**WHAT THE TASK REQUIRES:** Give the data again exactly as written, skipping any pictures.

**DATA SEGMENT:**
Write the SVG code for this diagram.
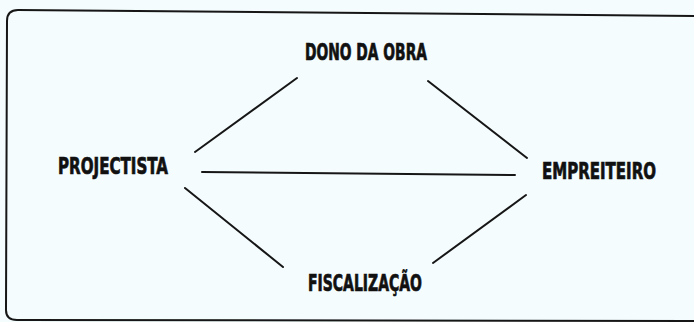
<svg xmlns="http://www.w3.org/2000/svg" width="694" height="322" viewBox="0 0 694 322">
<style>
.lbl{font-family:"Liberation Sans Narrow","DejaVu Sans Condensed","Liberation Sans",sans-serif;font-weight:bold;font-size:23px;fill:#111;stroke:#111;stroke-width:0.7;}
.ln{stroke:#161616;stroke-width:2;fill:none;stroke-linecap:round;}
</style>
<rect x="0" y="0" width="694" height="322" fill="#f4fcfe"/>
<path class="ln" d="M700,16 L18,10 Q7,10 7,21 L6,310 Q6,320 17,320 L700,321"/>
<g id="connectors">
<line class="ln" x1="195" y1="152" x2="297" y2="78"/>
<line class="ln" x1="428" y1="81" x2="527" y2="158"/>
<line class="ln" x1="202" y1="172" x2="515" y2="175"/>
<line class="ln" x1="185" y1="188" x2="283" y2="267"/>
<line class="ln" x1="433" y1="263" x2="526" y2="195"/>
</g>
<g id="dono"><text class="lbl" x="305" y="60" textLength="122" lengthAdjust="spacingAndGlyphs">DONO DA OBRA</text></g>
<g id="projectista"><text class="lbl" x="58" y="174" textLength="110" lengthAdjust="spacingAndGlyphs">PROJECTISTA</text></g>
<g id="empreiteiro"><text class="lbl" x="542" y="179" textLength="114" lengthAdjust="spacingAndGlyphs">EMPREITEIRO</text></g>
<g id="fiscalizacao"><text class="lbl" x="308" y="291" textLength="114" lengthAdjust="spacingAndGlyphs">FISCALIZAÇÃO</text></g>
</svg>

**EXERCISE RESPONSE:**
Write the SVG code for this diagram.
<svg xmlns="http://www.w3.org/2000/svg" width="694" height="322" viewBox="0 0 694 322">
<style>
.lbl{font-family:"Liberation Sans Narrow","DejaVu Sans Condensed","Liberation Sans",sans-serif;font-weight:bold;font-size:23px;fill:#111;stroke:#111;stroke-width:0.7;}
.ln{stroke:#161616;stroke-width:2;fill:none;stroke-linecap:round;}
</style>
<rect x="0" y="0" width="694" height="322" fill="#f4fcfe"/>
<path class="ln" d="M700,16 L18,10 Q7,10 7,21 L6,310 Q6,320 17,320 L700,321"/>
<g id="connectors">
<line class="ln" x1="195" y1="152" x2="297" y2="78"/>
<line class="ln" x1="428" y1="81" x2="527" y2="158"/>
<line class="ln" x1="202" y1="172" x2="515" y2="175"/>
<line class="ln" x1="185" y1="188" x2="283" y2="267"/>
<line class="ln" x1="433" y1="263" x2="526" y2="195"/>
</g>
<g id="dono"><text class="lbl" x="305" y="60" textLength="122" lengthAdjust="spacingAndGlyphs">DONO DA OBRA</text></g>
<g id="projectista"><text class="lbl" x="58" y="174" textLength="110" lengthAdjust="spacingAndGlyphs">PROJECTISTA</text></g>
<g id="empreiteiro"><text class="lbl" x="542" y="179" textLength="114" lengthAdjust="spacingAndGlyphs">EMPREITEIRO</text></g>
<g id="fiscalizacao"><text class="lbl" x="308" y="291" textLength="114" lengthAdjust="spacingAndGlyphs">FISCALIZAÇÃO</text></g>
</svg>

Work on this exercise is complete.